PROVIDED DATA:
-- BEGIN --
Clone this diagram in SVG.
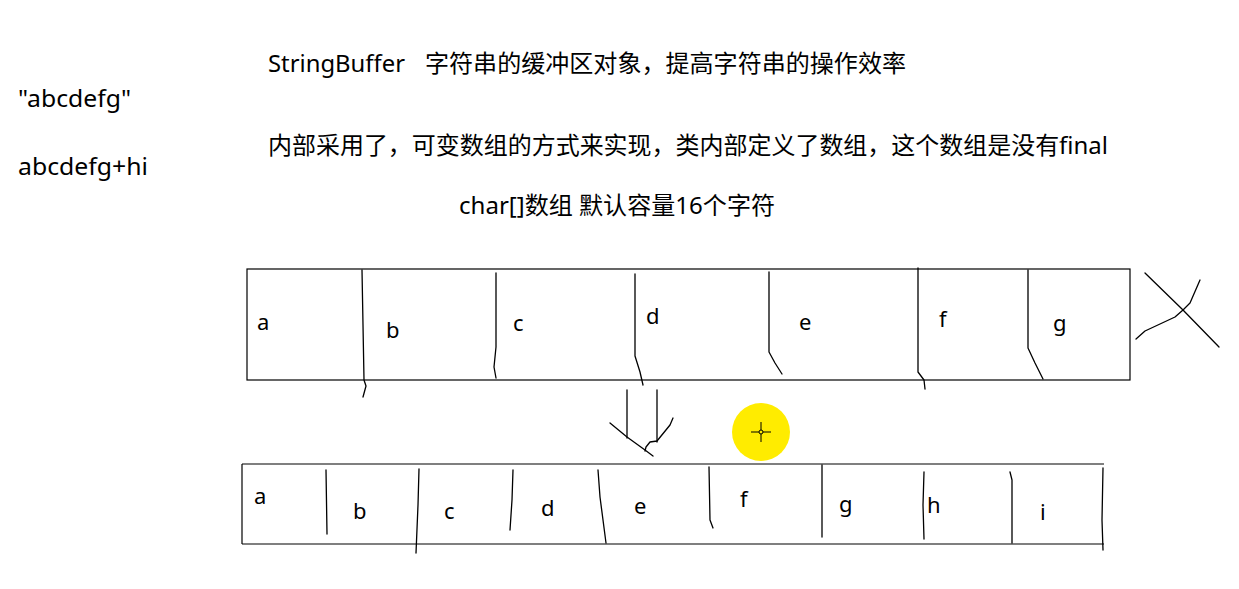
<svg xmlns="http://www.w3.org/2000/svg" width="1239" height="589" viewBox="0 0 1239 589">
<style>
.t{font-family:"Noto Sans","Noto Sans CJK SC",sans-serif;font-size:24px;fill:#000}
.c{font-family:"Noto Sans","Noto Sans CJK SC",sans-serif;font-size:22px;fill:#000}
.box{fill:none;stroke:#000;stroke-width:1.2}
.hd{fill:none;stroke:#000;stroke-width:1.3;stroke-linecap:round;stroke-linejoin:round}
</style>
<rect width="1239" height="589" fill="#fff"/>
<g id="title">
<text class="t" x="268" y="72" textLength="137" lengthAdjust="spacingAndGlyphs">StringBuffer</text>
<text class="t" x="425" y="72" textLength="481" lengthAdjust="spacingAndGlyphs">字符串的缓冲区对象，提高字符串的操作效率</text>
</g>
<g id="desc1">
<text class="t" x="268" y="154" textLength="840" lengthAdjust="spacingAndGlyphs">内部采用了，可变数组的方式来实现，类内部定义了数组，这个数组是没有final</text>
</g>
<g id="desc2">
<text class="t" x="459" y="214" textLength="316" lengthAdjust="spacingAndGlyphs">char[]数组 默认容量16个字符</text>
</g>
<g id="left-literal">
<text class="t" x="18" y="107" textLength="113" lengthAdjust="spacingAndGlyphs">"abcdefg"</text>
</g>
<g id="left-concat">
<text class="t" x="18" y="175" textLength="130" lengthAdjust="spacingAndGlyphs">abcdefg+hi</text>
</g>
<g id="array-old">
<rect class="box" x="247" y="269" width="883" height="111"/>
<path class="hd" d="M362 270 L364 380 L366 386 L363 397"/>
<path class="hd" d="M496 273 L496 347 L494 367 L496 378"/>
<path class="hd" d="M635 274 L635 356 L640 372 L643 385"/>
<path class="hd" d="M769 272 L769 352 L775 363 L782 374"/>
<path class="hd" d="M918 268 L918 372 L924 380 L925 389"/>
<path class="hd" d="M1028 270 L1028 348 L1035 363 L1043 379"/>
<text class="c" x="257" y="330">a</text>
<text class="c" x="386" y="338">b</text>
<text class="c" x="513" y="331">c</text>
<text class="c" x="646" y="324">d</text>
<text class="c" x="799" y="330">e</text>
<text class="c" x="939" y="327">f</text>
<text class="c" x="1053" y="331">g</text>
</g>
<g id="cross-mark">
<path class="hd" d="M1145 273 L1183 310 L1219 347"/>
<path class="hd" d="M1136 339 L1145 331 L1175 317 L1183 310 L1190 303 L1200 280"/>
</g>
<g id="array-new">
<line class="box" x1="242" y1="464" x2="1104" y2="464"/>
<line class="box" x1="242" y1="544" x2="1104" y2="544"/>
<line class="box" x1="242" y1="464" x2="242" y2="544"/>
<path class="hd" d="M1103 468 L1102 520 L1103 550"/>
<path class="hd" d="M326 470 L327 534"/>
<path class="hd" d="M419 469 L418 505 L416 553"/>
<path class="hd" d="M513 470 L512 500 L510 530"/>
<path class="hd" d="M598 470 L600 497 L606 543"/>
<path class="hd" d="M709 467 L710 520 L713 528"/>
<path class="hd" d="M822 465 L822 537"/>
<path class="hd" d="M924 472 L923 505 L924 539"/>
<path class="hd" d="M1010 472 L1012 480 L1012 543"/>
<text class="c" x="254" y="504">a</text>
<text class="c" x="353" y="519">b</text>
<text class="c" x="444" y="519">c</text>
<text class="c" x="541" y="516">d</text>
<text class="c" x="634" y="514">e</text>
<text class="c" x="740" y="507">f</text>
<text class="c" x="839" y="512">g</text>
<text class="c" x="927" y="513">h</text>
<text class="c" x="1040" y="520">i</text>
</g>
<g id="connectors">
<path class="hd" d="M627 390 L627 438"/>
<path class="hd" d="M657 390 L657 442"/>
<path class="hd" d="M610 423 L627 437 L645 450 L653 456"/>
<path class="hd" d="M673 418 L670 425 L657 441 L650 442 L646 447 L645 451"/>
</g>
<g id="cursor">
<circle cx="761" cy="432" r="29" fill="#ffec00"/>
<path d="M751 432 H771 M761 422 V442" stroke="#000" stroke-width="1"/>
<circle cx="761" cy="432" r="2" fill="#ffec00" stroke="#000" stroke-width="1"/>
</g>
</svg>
-- END --
TASK GOAL: Leave out the pictures and output the rest of the material exactly as written.

TASK SOLUTION:
Clone this diagram in SVG.
<svg xmlns="http://www.w3.org/2000/svg" width="1239" height="589" viewBox="0 0 1239 589">
<style>
.t{font-family:"Noto Sans","Noto Sans CJK SC",sans-serif;font-size:24px;fill:#000}
.c{font-family:"Noto Sans","Noto Sans CJK SC",sans-serif;font-size:22px;fill:#000}
.box{fill:none;stroke:#000;stroke-width:1.2}
.hd{fill:none;stroke:#000;stroke-width:1.3;stroke-linecap:round;stroke-linejoin:round}
</style>
<rect width="1239" height="589" fill="#fff"/>
<g id="title">
<text class="t" x="268" y="72" textLength="137" lengthAdjust="spacingAndGlyphs">StringBuffer</text>
<text class="t" x="425" y="72" textLength="481" lengthAdjust="spacingAndGlyphs">字符串的缓冲区对象，提高字符串的操作效率</text>
</g>
<g id="desc1">
<text class="t" x="268" y="154" textLength="840" lengthAdjust="spacingAndGlyphs">内部采用了，可变数组的方式来实现，类内部定义了数组，这个数组是没有final</text>
</g>
<g id="desc2">
<text class="t" x="459" y="214" textLength="316" lengthAdjust="spacingAndGlyphs">char[]数组 默认容量16个字符</text>
</g>
<g id="left-literal">
<text class="t" x="18" y="107" textLength="113" lengthAdjust="spacingAndGlyphs">"abcdefg"</text>
</g>
<g id="left-concat">
<text class="t" x="18" y="175" textLength="130" lengthAdjust="spacingAndGlyphs">abcdefg+hi</text>
</g>
<g id="array-old">
<rect class="box" x="247" y="269" width="883" height="111"/>
<path class="hd" d="M362 270 L364 380 L366 386 L363 397"/>
<path class="hd" d="M496 273 L496 347 L494 367 L496 378"/>
<path class="hd" d="M635 274 L635 356 L640 372 L643 385"/>
<path class="hd" d="M769 272 L769 352 L775 363 L782 374"/>
<path class="hd" d="M918 268 L918 372 L924 380 L925 389"/>
<path class="hd" d="M1028 270 L1028 348 L1035 363 L1043 379"/>
<text class="c" x="257" y="330">a</text>
<text class="c" x="386" y="338">b</text>
<text class="c" x="513" y="331">c</text>
<text class="c" x="646" y="324">d</text>
<text class="c" x="799" y="330">e</text>
<text class="c" x="939" y="327">f</text>
<text class="c" x="1053" y="331">g</text>
</g>
<g id="cross-mark">
<path class="hd" d="M1145 273 L1183 310 L1219 347"/>
<path class="hd" d="M1136 339 L1145 331 L1175 317 L1183 310 L1190 303 L1200 280"/>
</g>
<g id="array-new">
<line class="box" x1="242" y1="464" x2="1104" y2="464"/>
<line class="box" x1="242" y1="544" x2="1104" y2="544"/>
<line class="box" x1="242" y1="464" x2="242" y2="544"/>
<path class="hd" d="M1103 468 L1102 520 L1103 550"/>
<path class="hd" d="M326 470 L327 534"/>
<path class="hd" d="M419 469 L418 505 L416 553"/>
<path class="hd" d="M513 470 L512 500 L510 530"/>
<path class="hd" d="M598 470 L600 497 L606 543"/>
<path class="hd" d="M709 467 L710 520 L713 528"/>
<path class="hd" d="M822 465 L822 537"/>
<path class="hd" d="M924 472 L923 505 L924 539"/>
<path class="hd" d="M1010 472 L1012 480 L1012 543"/>
<text class="c" x="254" y="504">a</text>
<text class="c" x="353" y="519">b</text>
<text class="c" x="444" y="519">c</text>
<text class="c" x="541" y="516">d</text>
<text class="c" x="634" y="514">e</text>
<text class="c" x="740" y="507">f</text>
<text class="c" x="839" y="512">g</text>
<text class="c" x="927" y="513">h</text>
<text class="c" x="1040" y="520">i</text>
</g>
<g id="connectors">
<path class="hd" d="M627 390 L627 438"/>
<path class="hd" d="M657 390 L657 442"/>
<path class="hd" d="M610 423 L627 437 L645 450 L653 456"/>
<path class="hd" d="M673 418 L670 425 L657 441 L650 442 L646 447 L645 451"/>
</g>
<g id="cursor">
<circle cx="761" cy="432" r="29" fill="#ffec00"/>
<path d="M751 432 H771 M761 422 V442" stroke="#000" stroke-width="1"/>
<circle cx="761" cy="432" r="2" fill="#ffec00" stroke="#000" stroke-width="1"/>
</g>
</svg>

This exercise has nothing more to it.